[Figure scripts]
::::

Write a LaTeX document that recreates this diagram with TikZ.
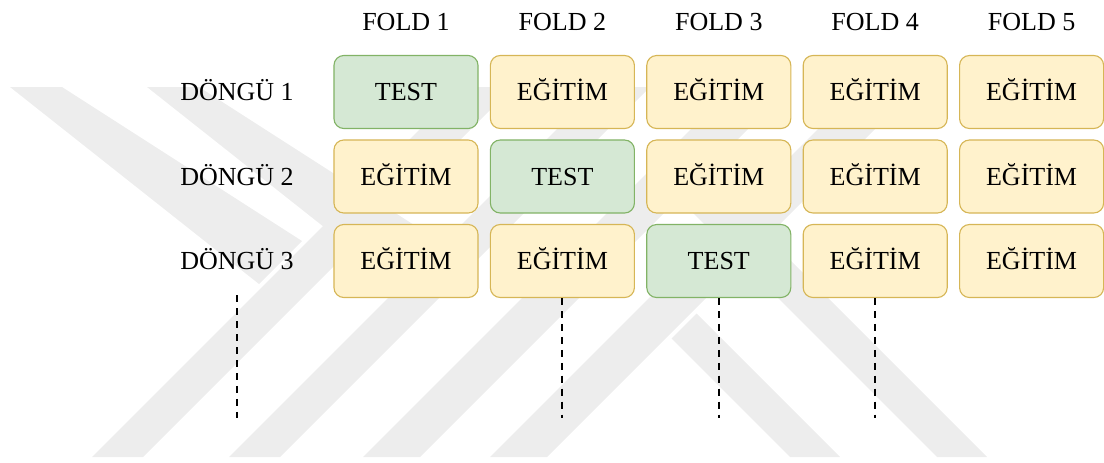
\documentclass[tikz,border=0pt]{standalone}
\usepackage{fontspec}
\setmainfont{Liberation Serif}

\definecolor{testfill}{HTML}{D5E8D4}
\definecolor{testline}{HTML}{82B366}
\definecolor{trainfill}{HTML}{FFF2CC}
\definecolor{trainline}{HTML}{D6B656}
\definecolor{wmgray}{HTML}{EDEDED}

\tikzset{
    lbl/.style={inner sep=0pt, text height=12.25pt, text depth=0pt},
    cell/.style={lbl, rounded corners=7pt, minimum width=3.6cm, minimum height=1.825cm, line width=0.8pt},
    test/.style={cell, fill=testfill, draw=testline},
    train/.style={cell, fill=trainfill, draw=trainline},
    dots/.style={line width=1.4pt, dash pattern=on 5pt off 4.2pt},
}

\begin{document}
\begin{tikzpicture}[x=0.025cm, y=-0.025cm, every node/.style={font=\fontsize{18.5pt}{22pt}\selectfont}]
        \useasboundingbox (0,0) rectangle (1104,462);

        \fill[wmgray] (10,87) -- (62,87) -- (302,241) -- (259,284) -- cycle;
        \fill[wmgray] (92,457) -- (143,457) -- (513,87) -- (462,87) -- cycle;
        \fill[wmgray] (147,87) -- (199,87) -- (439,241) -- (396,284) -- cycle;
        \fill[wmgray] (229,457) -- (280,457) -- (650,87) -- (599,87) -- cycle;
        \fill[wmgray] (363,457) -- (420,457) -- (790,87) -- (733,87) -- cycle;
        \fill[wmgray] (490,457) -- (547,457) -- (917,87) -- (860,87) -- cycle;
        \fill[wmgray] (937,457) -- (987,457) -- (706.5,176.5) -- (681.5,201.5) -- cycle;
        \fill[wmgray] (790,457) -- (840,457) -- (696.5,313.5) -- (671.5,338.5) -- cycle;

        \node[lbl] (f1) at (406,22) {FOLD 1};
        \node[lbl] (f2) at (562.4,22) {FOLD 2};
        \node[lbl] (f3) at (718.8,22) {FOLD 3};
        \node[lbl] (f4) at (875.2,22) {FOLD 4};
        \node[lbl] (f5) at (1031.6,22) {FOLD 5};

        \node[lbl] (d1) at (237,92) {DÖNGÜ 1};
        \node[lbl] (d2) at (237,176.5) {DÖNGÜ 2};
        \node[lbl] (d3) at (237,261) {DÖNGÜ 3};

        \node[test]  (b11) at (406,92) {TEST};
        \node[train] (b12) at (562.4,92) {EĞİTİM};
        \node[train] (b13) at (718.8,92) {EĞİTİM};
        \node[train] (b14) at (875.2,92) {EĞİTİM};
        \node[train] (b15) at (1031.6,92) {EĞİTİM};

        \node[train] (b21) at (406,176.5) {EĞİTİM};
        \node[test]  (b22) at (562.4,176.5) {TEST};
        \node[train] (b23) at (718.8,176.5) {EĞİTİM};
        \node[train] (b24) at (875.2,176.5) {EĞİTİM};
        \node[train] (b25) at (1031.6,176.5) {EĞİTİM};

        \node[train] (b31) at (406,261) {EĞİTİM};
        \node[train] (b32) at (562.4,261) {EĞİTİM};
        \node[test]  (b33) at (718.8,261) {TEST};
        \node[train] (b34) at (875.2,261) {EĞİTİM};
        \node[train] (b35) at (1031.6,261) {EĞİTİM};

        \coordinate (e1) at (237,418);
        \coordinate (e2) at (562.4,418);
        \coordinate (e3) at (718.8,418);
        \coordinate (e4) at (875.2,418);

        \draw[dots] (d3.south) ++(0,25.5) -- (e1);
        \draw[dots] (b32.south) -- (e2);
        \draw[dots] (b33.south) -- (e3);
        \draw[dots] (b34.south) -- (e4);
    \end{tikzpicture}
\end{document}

::::

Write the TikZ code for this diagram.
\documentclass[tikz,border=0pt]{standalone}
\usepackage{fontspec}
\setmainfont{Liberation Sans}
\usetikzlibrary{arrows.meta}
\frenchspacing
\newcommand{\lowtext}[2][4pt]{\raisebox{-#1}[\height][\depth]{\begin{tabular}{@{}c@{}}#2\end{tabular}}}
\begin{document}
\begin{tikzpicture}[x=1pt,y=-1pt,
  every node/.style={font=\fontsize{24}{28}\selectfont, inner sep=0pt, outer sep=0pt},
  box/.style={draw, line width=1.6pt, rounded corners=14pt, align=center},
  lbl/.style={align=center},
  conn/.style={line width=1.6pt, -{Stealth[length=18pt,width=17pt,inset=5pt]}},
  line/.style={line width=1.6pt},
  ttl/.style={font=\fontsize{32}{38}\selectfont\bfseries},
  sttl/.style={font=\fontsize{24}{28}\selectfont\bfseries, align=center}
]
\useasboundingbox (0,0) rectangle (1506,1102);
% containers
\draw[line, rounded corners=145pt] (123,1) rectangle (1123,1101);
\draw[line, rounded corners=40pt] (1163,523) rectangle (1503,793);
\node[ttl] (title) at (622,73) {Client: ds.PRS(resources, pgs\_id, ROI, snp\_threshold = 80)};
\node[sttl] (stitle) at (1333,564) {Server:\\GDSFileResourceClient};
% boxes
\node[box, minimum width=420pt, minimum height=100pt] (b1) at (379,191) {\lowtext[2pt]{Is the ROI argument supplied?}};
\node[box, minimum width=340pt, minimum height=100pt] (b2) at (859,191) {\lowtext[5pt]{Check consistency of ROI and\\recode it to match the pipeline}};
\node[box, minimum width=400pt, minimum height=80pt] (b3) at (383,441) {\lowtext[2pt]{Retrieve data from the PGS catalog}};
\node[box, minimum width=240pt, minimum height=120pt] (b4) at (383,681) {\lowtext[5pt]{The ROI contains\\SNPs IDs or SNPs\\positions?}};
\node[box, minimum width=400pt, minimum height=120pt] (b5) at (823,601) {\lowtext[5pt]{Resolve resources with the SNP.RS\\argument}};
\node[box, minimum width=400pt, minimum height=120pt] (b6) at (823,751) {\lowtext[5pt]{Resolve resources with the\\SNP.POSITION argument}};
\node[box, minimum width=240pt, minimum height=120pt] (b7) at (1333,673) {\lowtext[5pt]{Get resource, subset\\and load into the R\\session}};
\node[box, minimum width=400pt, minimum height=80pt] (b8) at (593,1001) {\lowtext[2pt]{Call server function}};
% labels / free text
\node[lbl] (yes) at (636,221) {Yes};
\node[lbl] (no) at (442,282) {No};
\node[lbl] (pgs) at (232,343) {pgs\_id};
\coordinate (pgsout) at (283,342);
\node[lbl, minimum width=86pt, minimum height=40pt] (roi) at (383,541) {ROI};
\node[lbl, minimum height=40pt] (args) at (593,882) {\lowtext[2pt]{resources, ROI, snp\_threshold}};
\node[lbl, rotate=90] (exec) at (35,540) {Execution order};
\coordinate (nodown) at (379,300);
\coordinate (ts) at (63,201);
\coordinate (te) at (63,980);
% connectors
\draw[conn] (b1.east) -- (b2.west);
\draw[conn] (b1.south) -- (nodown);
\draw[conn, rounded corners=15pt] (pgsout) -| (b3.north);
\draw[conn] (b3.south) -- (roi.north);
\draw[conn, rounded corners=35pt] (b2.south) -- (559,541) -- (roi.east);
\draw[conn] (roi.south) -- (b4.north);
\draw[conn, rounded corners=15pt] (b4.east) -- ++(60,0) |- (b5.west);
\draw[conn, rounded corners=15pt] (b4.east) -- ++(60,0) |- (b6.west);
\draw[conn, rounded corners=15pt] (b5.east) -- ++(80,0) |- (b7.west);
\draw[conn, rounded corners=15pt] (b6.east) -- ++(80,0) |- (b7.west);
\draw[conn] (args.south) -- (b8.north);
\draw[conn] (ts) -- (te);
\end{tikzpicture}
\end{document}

::::

### Request
Tally how many lines of the material contain the word "Write". The answer must be the number and nothing else.

### Solved exercise
2